Bloomberg announced the launch of Early Alerts, a ground breaking predictive model built by Bloomberg’s Enterprise Data business and available for analyzing the likelihood for future shifts in corporate credit spreads.
Early Alerts is a data driven output that uses Bloomberg’s proprietary library of fixed income data in concert with machine learning models to develop predictive insights that offer market participants an edge in an increasingly competitive market. The solution analyzes over 16,000 USD denominated corporate investment grade and high yield securities, providing scores over 1-day, 5-day, and 20-day horizons.
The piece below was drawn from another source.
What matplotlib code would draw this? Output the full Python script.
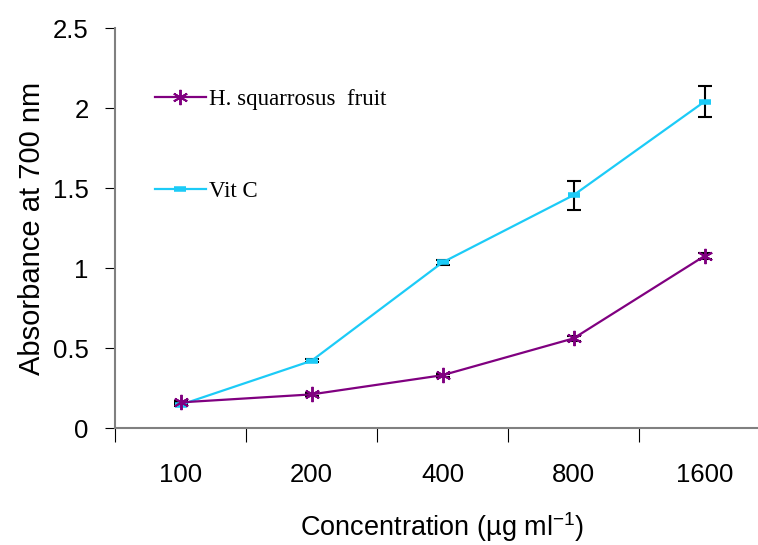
import matplotlib
matplotlib.use("Agg")
import matplotlib.pyplot as plt
import numpy as np

# data
concentrations = ["100", "200", "400", "800", "1600"]
fruit_abs = [0.16, 0.21, 0.33, 0.56, 1.075]
fruit_err = [0.01, 0.01, 0.01, 0.015, 0.02]
vitc_abs = [0.145, 0.42, 1.035, 1.455, 2.04]
vitc_err = [0.01, 0.01, 0.015, 0.09, 0.095]

PURPLE = "#800080"
CYAN = "#1ccbf7"
AXIS = "#808080"

fig = plt.figure(figsize=(7.58, 5.45), dpi=100)
ax = fig.add_axes([115 / 758, 1 - 428 / 545, 655 / 758, 400 / 545])

x = np.arange(len(concentrations))

# error bars (kept out of the legend)
ax.errorbar(x, vitc_abs, yerr=vitc_err, fmt="none", ecolor="black",
            elinewidth=1.5, capsize=5, capthick=1.5, zorder=2)
ax.errorbar(x, fruit_abs, yerr=fruit_err, fmt="none", ecolor="black",
            elinewidth=1.5, capsize=5, capthick=1.5, zorder=2)

ax.plot(x, fruit_abs, color=PURPLE, linewidth=1.6, marker=(6, 2, 0),
        markersize=11, markeredgewidth=1.4, zorder=4, label="H. squarrosus  fruit")
ax.plot(x, vitc_abs, color=CYAN, linewidth=1.6, marker="_",
        markersize=9, markeredgewidth=4, zorder=3, label="Vit C")

ax.set_xlim(-0.5, 4.5)
ax.set_ylim(0, 2.5)
ax.set_yticks([0, 0.5, 1, 1.5, 2, 2.5])
ax.set_yticklabels(["0", "0.5", "1", "1.5", "2", "2.5"])

# category boundaries as major ticks, labels on minor ticks
ax.set_xticks(np.arange(-0.5, 5.0, 1.0))
ax.set_xticklabels([])
ax.set_xticks(x, minor=True)
ax.set_xticklabels(concentrations, minor=True)
ax.tick_params(axis="x", which="major", length=10, direction="out", color="black")
ax.tick_params(axis="x", which="minor", length=0, pad=25, labelsize=18.5)
ax.tick_params(axis="y", length=7, direction="out", color="black", labelsize=18.5, pad=12)

for t in ax.get_xticklabels(minor=True) + ax.get_yticklabels():
    t.set_family("Liberation Sans")

ax.spines[["top", "right"]].set_visible(False)
ax.spines["left"].set_color(AXIS)
ax.spines["bottom"].set_color(AXIS)
ax.spines["left"].set_linewidth(1.5)
ax.spines["bottom"].set_linewidth(1.5)

ax.set_ylabel("Absorbance at 700 nm", fontsize=21, family="Liberation Sans", labelpad=5)
ax.set_xlabel("Concentration (µg ml$^{\\mathregular{-1}}$)", fontsize=19.5,
              family="Liberation Sans", labelpad=17)

leg = ax.legend(loc="upper left", bbox_to_anchor=(0.03, 0.9), frameon=False,
                prop={"family": "Liberation Serif", "size": 16.5},
                labelspacing=3.1, handlelength=2.2, handletextpad=0.15)

plt.savefig("out.png", dpi=100)
plt.close()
The scores provide Bloomberg clients with valuable insight and an estimate for the likelihood a corporate security will undergo a significant credit spread tightening or widening over a specific time horizon – the higher the score, the greater the modeled probability.
“Fixed income markets, including corporate credit, are primed for the type of quantitative modeling, tooling and predictive power already available in other asset classes,” said Brad Foster, Global Head of Enterprise Content. “Early Alerts, offering probable indication of whether a corporate bond’s spread will widen or tighten, provides traders, asset managers, portfolio managers and risk managers a signal that easily compliments and enhances their existing process and a dataset that they can easily integrate into their models to more accurately anticipate market movement, further enabling them to meaningfully inform their investment strategy.”
Early Alerts is available to Bloomberg Enterprise Data clients, and initially covers USD denominated corporate issuers, with plans in the near future for increased regional expansion that covers issuance across more currencies.
“Our rich ongoing and historical datasets, robust back-testing process, machine learning and subject matter expertise help to collectively produce a signal that will enable our clients to add cutting edge predictive power to an asset class that has, to this point, lacked investment and access to such analytics,” added Foster.